As can be seen, the relative performance of the three profiles is quite consistent between the metrics except for the complex BloomingGorse2 image, where the advantage is either for profile A or profile C, depending on the quality index used. Subjective tests have shown that the correlation to subjective scores of HDR-VDP2 is usually better than that of the far simpler indices.

A somewhat more conventional one-dimensional plot of quality as measured by HDR-VDP2 versus the bit rate is given in Fig. 12.11. In this case, an extensive search on the two-dimensional base/extension layer rate parameter space has been made to obtain the best possible quality for a given rate constraint. The same trend as in Fig. 12.8 can be observed, showing advantages for profiles A and B for low bit rates and profile C for high bit rates.

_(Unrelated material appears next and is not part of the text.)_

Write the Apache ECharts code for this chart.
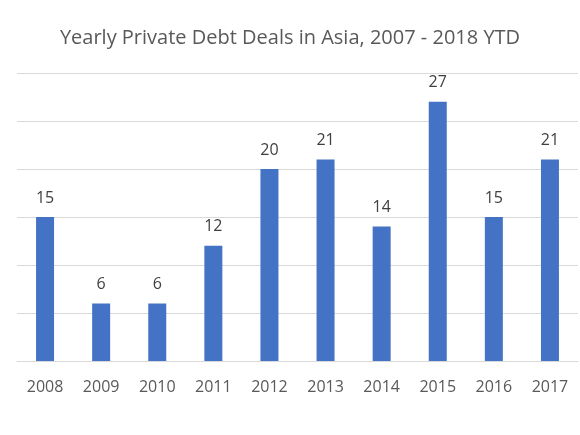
<!DOCTYPE html>
<html>
<head>
<meta charset="utf-8">
<script src="https://cdn.jsdelivr.net/npm/echarts@6/dist/echarts.min.js"></script>
<style>
  html, body { margin: 0; padding: 0; background: #fff; }
  #chart { width: 580px; height: 435px; }
</style>
</head>
<body>
<div id="chart"></div>
<script>
var YEARS = ['2008', '2009', '2010', '2011', '2012', '2013', '2014', '2015', '2016', '2017'];
var DEALS = [15, 6, 6, 12, 20, 21, 14, 27, 15, 21];
var TITLE = 'Yearly Private Debt Deals in Asia, 2007 - 2018 YTD';

var myChart = echarts.init(document.getElementById('chart'), null, { renderer: 'canvas' });

var option = {
    animation: false,
    textStyle: { fontFamily: 'Open Sans' },
    title: {
        text: TITLE,
        left: 'center',
        top: 23,
        textStyle: { color: '#595959', fontSize: 20, fontWeight: 'normal', fontFamily: 'Open Sans' }
    },
    grid: { left: 17, right: 2, top: 73, bottom: 74, containLabel: false },
    xAxis: {
        type: 'category',
        data: YEARS,
        axisLine: { lineStyle: { color: '#d9d9d9', width: 1 } },
        axisTick: { show: false },
        axisLabel: { color: '#595959', fontSize: 16, margin: 18 }
    },
    yAxis: {
        type: 'value',
        min: 0,
        max: 30,
        interval: 5,
        axisLabel: { show: false },
        axisLine: { show: false },
        axisTick: { show: false },
        splitLine: { lineStyle: { color: '#d9d9d9', width: 1 } }
    },
    series: [{
        type: 'bar',
        data: DEALS,
        barWidth: 18,
        itemStyle: { color: '#4472c4' },
        label: {
            show: true,
            position: 'top',
            distance: 11,
            color: '#404040',
            fontSize: 16
        }
    }]
};
myChart.setOption(option);
</script>
</body>
</html>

In this test, the base rate is unconstrained and hence possibly very low; hence, the LDR quality is uncontrolled and may be too low to provide an image of reasonable quality.

Fig. 12.12 shows the results if the base layer quality is constrained to be at least 75, resulting in a good-quality LDR preview. Here, profile C falls even more behind for low bit rates. However, it is the only profile whose quality does not saturate for increasing bit rate. It remains the best choice if scalable lossy to lossless coding is required or really high qualities need to be obtained.